At my first intake evaluation for an Eating Disorders hospital, the scale said I was +5 pounds over admission criteria. “In percentages,” the intake coordinator explained, “you’re only 14% below Ideal Body Weight, 1% shy of hospitalization.” IT decided I had to step things up because obviously, I was still too fat, taking up too much room, was excessive. IT decided that to attempt recovery, drinking smoothies and eating little plates of food and being nice, nice, nice to myself was the easy way out. The only way I was going to “get out” of anorexia was the hard way, crawling on hands and knees, bleeding and starved, without anything and anyone. No easy way out, no relenting, no easing up. Try to back off? Try to soften things up? IT’s attack got more vicious. So nothing – nothing – nothing might = enough

One day, my daughter, all gleeful exuberance, threw her arms around me in an all-out hug. I hugged back, and immediately she let go. “You hurt, Momma,” she said. “I can feel all your bones.”
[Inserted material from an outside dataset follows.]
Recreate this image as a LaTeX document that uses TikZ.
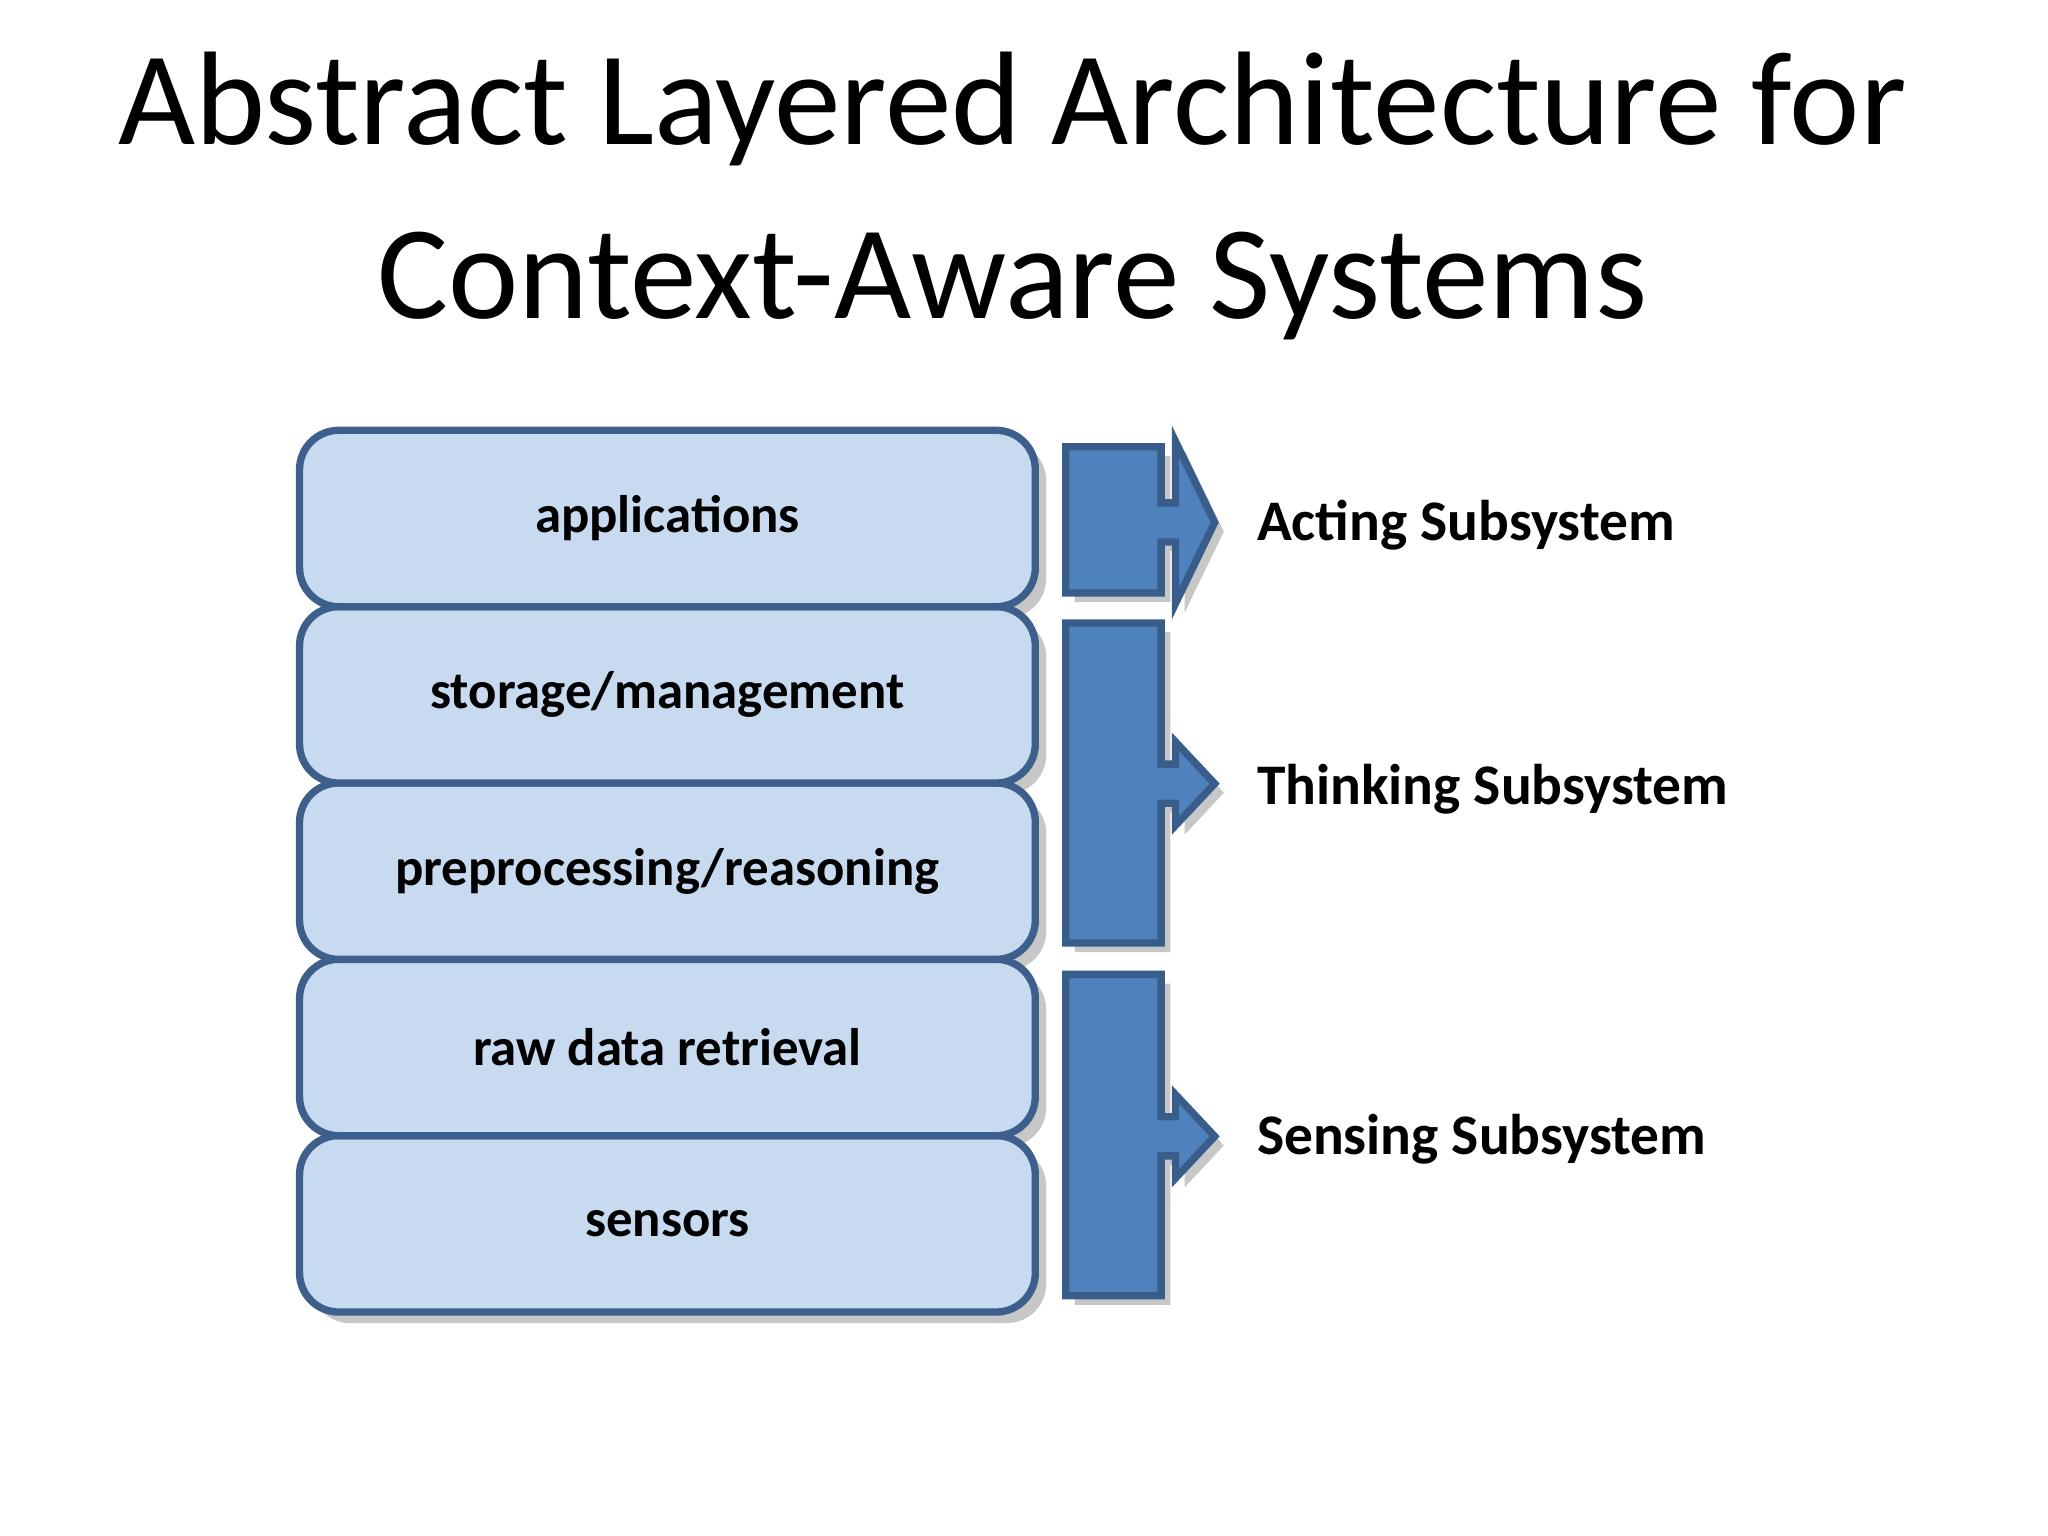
\documentclass[tikz,border=0pt]{standalone}
\usepackage{fontspec}
\setmainfont{Carlito}
\usetikzlibrary{positioning}
\definecolor{layerfill}{HTML}{C8DAF0}
\definecolor{layerdraw}{HTML}{3C5F8C}
\definecolor{arrowfill}{HTML}{4F81BD}
\definecolor{arrowdraw}{HTML}{385D8A}
\begin{document}
\begin{tikzpicture}[x=0.01cm,y=-0.01cm,
    layer/.style={draw=layerdraw, line width=1.6pt, fill=layerfill, rounded corners=0.3cm,
        minimum width=5.63cm, minimum height=1.35cm, font=\bfseries\fontsize{11.5}{13}\selectfont},
    sublabel/.style={anchor=west, font=\bfseries\fontsize{12.5}{14}\selectfont},
    blockarrow/.style={draw=arrowdraw, line width=1.6pt, fill=arrowfill},
    shade/.style={fill=black!22, draw=none}]
    \useasboundingbox (0,0) rectangle (1568,1176);

    % title
    \node[font=\fontsize{29}{38}\selectfont, align=center] (title) at (775,150)
        {Abstract Layered Architecture for\\Context-Aware Systems};

    % layers, with their shadows
    \foreach \y/\name/\txt in {400/app/applications, 535/store/storage/management,
        670/prep/preprocessing/reasoning, 805/raw/raw data retrieval, 940/sens/sensors} {
        \fill[shade, rounded corners=0.3cm] (238,\y-62) rectangle (801,\y+73);
    }
    \node[layer] (sens) at (511,937) {sensors};
    \node[layer] (raw) at (511,802) {raw data retrieval};
    \node[layer] (prep) at (511,667) {preprocessing/reasoning};
    \node[layer] (store) at (511,532) {storage/management};
    \node[layer] (app) at (511,397) {applications};

    % block arrows
    \foreach \t/\b/\m/\h in {342/454/400/62, 477/722/600/32, 746/992/870/32} {
        \fill[shade] (823,\t+7) -- (896,\t+7) -- (896,\m-15+7) -- (907,\m-15+7) -- (907,\m-\h+7)
            -- (937,\m+7) -- (907,\m+\h+7) -- (907,\m+15+7) -- (896,\m+15+7) -- (896,\b+7) -- (823,\b+7) -- cycle;
        \draw[blockarrow] (816,\t) -- (889,\t) -- (889,\m-15) -- (900,\m-15) -- (900,\m-\h)
            -- (930,\m) -- (900,\m+\h) -- (900,\m+15) -- (889,\m+15) -- (889,\b) -- (816,\b) -- cycle;
    }

    % subsystem labels
    \node[sublabel] (acting) at (950,402) {Acting Subsystem};
    \node[sublabel] (thinking) at (950,604) {Thinking Subsystem};
    \node[sublabel] (sensing) at (950,872) {Sensing Subsystem};
\end{tikzpicture}
\end{document}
I do not want to be Skeletal Momma. I do not want to be merely foot bone connected to shin bone connected to thigh bone. I do not want my hugs to hurt. So I eat. Reluctantly. By agreement with my dietician, I am now on a meal plan that has an appropriate BMR and each day, I find myself having to inch my way to that caloric goal--which I can’t yet call my goal, because IT is convinced that More than Less = unhinged gluttony, and eating More rather than Less = the systematic dismantling of all of IT’s scaffolds, joists, and crossbeams that mimic support, order, and control.

IT doesn’t go down without a fight, but these days, I know I’m winning: just this evening I ate dinner by myself (25 points), didn’t purge (at least 25 points), and didn’t even think about counting calories (25 points) = 75 points of health and well-being, of telling IT to fuck off. There's a fresh-baked chocolate chip cookie waiting to claim those last 25 points. And when I give my daughter a hug tonight? We’ll both squeeze hard, and the only things I'll be counting are the beats of our hearts which are beating wildly for each other.